Data extract:
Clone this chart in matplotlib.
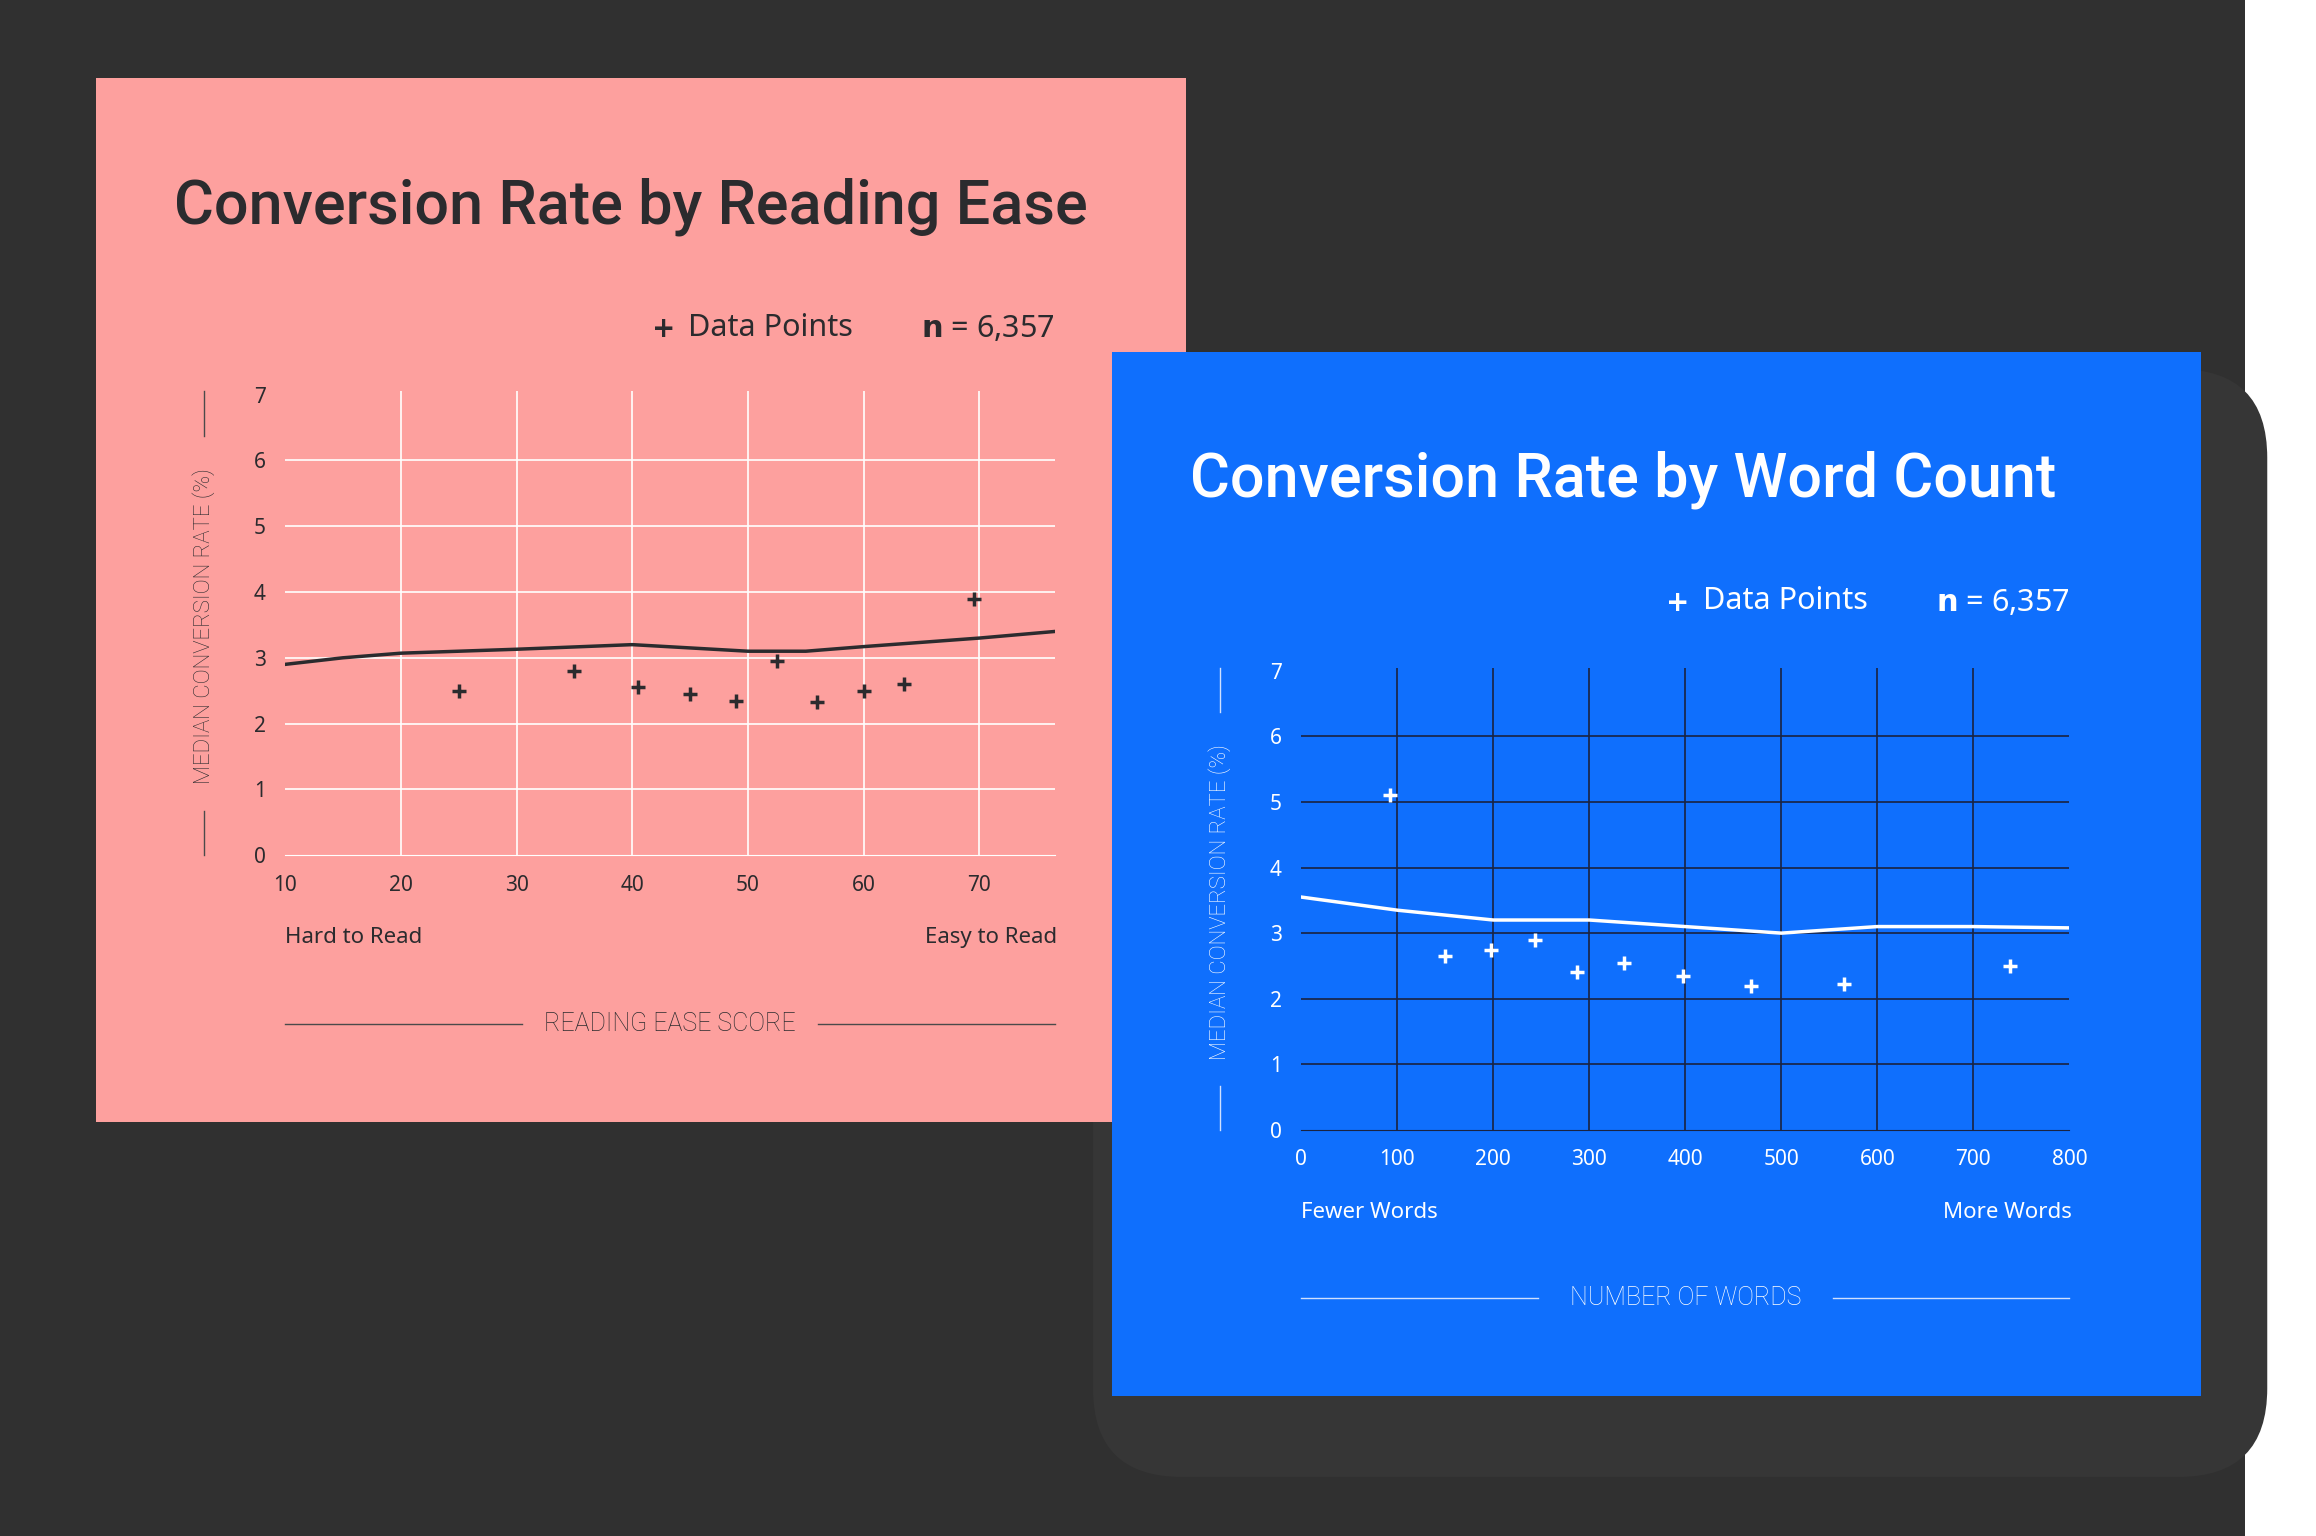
import matplotlib.pyplot as plt
from matplotlib.patches import Rectangle, FancyBboxPatch

# data
ease_x = [25, 35, 40.5, 45, 49, 52.5, 56, 60, 63.5, 69.5]
ease_y = [2.5, 2.8, 2.55, 2.45, 2.35, 2.95, 2.33, 2.5, 2.6, 3.9]
ease_line_x = [10, 15, 20, 30, 40, 45, 50, 55, 60, 70, 76.5]
ease_line_y = [2.9, 3.0, 3.07, 3.13, 3.2, 3.15, 3.1, 3.1, 3.17, 3.3, 3.4]
ease_ticks = [10, 20, 30, 40, 50, 60, 70]

words_x = [92, 150, 198, 243, 287, 336, 398, 468, 565, 738]
words_y = [5.1, 2.65, 2.75, 2.9, 2.4, 2.55, 2.35, 2.2, 2.22, 2.5]
words_line_x = [0, 100, 200, 300, 400, 500, 600, 700, 800]
words_line_y = [3.55, 3.35, 3.2, 3.2, 3.1, 3.0, 3.1, 3.1, 3.08]
words_ticks = [0, 100, 200, 300, 400, 500, 600, 700, 800]

y_ticks = [0, 1, 2, 3, 4, 5, 6, 7]

W, H = 1568, 1040
DARK = '#303030'
PINK = '#fda09e'
BLUE = '#0f6ffd'
INK = '#2b2b2e'
NAVY = '#1a2340'
BODY = 'Noto Sans'
COND = 'Roboto'

fig = plt.figure(figsize=(23.16, 15.36), dpi=100)
fig.patch.set_facecolor(DARK)


def bg_axes(z):
    ax = fig.add_axes([0, 0, 1, 1], zorder=z)
    ax.set_xlim(0, W)
    ax.set_ylim(H, 0)
    ax.axis('off')
    ax.patch.set_alpha(0)
    return ax


def chart_axes(x0, x1, y_top, y_bot, z):
    return fig.add_axes([x0 / W, 1 - y_bot / H, (x1 - x0) / W, (y_bot - y_top) / H], zorder=z)


def panel(ax, x, y, w, h, fc, tc, title, label, left_txt, right_txt, ax_top, ax_bot, ax_l, ax_r, line_c):
    ax.add_patch(Rectangle((x, y), w, h, fc=fc, ec='none'))
    ax.text(x + 53, y + 87, title, fontsize=44, color=tc, fontfamily=COND,
            fontweight='medium', va='center', ha='left')
    ax.text(ax_r - 265, y + 170, '+', fontsize=20, color=tc, fontweight='bold', va='center', ha='center')
    ax.text(ax_r - 248, y + 169, 'Data Points', fontsize=22, color=tc, fontfamily=BODY, va='center')
    ax.text(ax_r, y + 170, r'$\mathbf{n}$ = 6,357', fontsize=22, color=tc, fontfamily=BODY,
            va='center', ha='right')
    ax.text(ax_l, ax_bot + 56, left_txt, fontsize=16, color=tc, fontfamily=BODY, va='center')
    ax.text(ax_r + 2, ax_bot + 56, right_txt, fontsize=16, color=tc, fontfamily=BODY, va='center', ha='right')
    mid = (ax_l + ax_r) / 2
    ax.text(mid, ax_bot + 114, label, fontsize=18, color=tc, fontfamily=COND,
            fontweight='light', va='center', ha='center')
    ax.plot([ax_l, mid - 100], [ax_bot + 114, ax_bot + 114], color=line_c, lw=1)
    ax.plot([mid + 100, ax_r], [ax_bot + 114, ax_bot + 114], color=line_c, lw=1)
    yl = ax_l - 55
    ax.text(yl, (ax_top + ax_bot) / 2 + 2, 'MEDIAN CONVERSION RATE (%)', fontsize=16, color=tc,
            fontfamily=COND, fontweight='light', rotation=90, va='center', ha='center')
    ax.plot([yl, yl], [ax_top, ax_top + 30], color=line_c, lw=1)
    ax.plot([yl, yl], [ax_bot - 30, ax_bot], color=line_c, lw=1)


def chart(ax, xs, ys, lx, ly, ticks, xlim, tc, grid_c, mark_c):
    ax.set_facecolor('none')
    ax.set_xlim(*xlim)
    ax.set_ylim(0, 7.05)
    for t in ticks:
        if xlim[0] < t < xlim[1]:
            ax.axvline(t, color=grid_c, lw=1.2, zorder=1)
    for t in y_ticks[1:7]:
        ax.axhline(t, color=grid_c, lw=1.2, zorder=1)
    ax.plot(lx, ly, color=mark_c, lw=2.5, zorder=3)
    ax.scatter(xs, ys, marker='+', s=110, linewidths=2.5, color=mark_c, zorder=4)
    for s in ['top', 'right', 'left']:
        ax.spines[s].set_visible(False)
    ax.spines['bottom'].set_color(grid_c)
    ax.set_xticks(ticks)
    ax.set_yticks(y_ticks)
    ax.tick_params(length=0, colors=tc, labelsize=15, pad=14)
    for lab in ax.get_xticklabels() + ax.get_yticklabels():
        lab.set_fontfamily(BODY)


bg = bg_axes(0)
bg.add_patch(Rectangle((1520, 0), 48, H, fc='white', ec='none'))
bg.add_patch(FancyBboxPatch((740, 250), 795, 750, boxstyle='round,pad=0,rounding_size=60',
                            fc='#363636', ec='none'))
panel(bg, 65, 53, 738, 707, PINK, INK, 'Conversion Rate by Reading Ease', 'READING EASE SCORE',
      'Hard to Read', 'Easy to Read', 265, 579, 193, 714, '#4a4a4a')

ax1 = chart_axes(193, 714, 265, 579, 1)
chart(ax1, ease_x, ease_y, ease_line_x, ease_line_y, ease_ticks, (10, 76.5), INK, 'white', INK)

bg2 = bg_axes(2)
panel(bg2, 753, 238, 737, 707, BLUE, 'white', 'Conversion Rate by Word Count', 'NUMBER OF WORDS',
      'Fewer Words', 'More Words', 452, 765, 881, 1401, '#cfe0ff')

ax2 = chart_axes(881, 1401, 452, 765, 3)
chart(ax2, words_x, words_y, words_line_x, words_line_y, words_ticks, (0, 800), 'white', NAVY, 'white')

fig.savefig('out.png', dpi=100, facecolor=fig.get_facecolor())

Given exercise:
Starting at the first line of the material, output exactly the lines up to and including the one with "fig.patch.set_facecolor(DARK)". Do not include the pictures.

Result below:
Clone this chart in matplotlib.
import matplotlib.pyplot as plt
from matplotlib.patches import Rectangle, FancyBboxPatch

# data
ease_x = [25, 35, 40.5, 45, 49, 52.5, 56, 60, 63.5, 69.5]
ease_y = [2.5, 2.8, 2.55, 2.45, 2.35, 2.95, 2.33, 2.5, 2.6, 3.9]
ease_line_x = [10, 15, 20, 30, 40, 45, 50, 55, 60, 70, 76.5]
ease_line_y = [2.9, 3.0, 3.07, 3.13, 3.2, 3.15, 3.1, 3.1, 3.17, 3.3, 3.4]
ease_ticks = [10, 20, 30, 40, 50, 60, 70]

words_x = [92, 150, 198, 243, 287, 336, 398, 468, 565, 738]
words_y = [5.1, 2.65, 2.75, 2.9, 2.4, 2.55, 2.35, 2.2, 2.22, 2.5]
words_line_x = [0, 100, 200, 300, 400, 500, 600, 700, 800]
words_line_y = [3.55, 3.35, 3.2, 3.2, 3.1, 3.0, 3.1, 3.1, 3.08]
words_ticks = [0, 100, 200, 300, 400, 500, 600, 700, 800]

y_ticks = [0, 1, 2, 3, 4, 5, 6, 7]

W, H = 1568, 1040
DARK = '#303030'
PINK = '#fda09e'
BLUE = '#0f6ffd'
INK = '#2b2b2e'
NAVY = '#1a2340'
BODY = 'Noto Sans'
COND = 'Roboto'

fig = plt.figure(figsize=(23.16, 15.36), dpi=100)
fig.patch.set_facecolor(DARK)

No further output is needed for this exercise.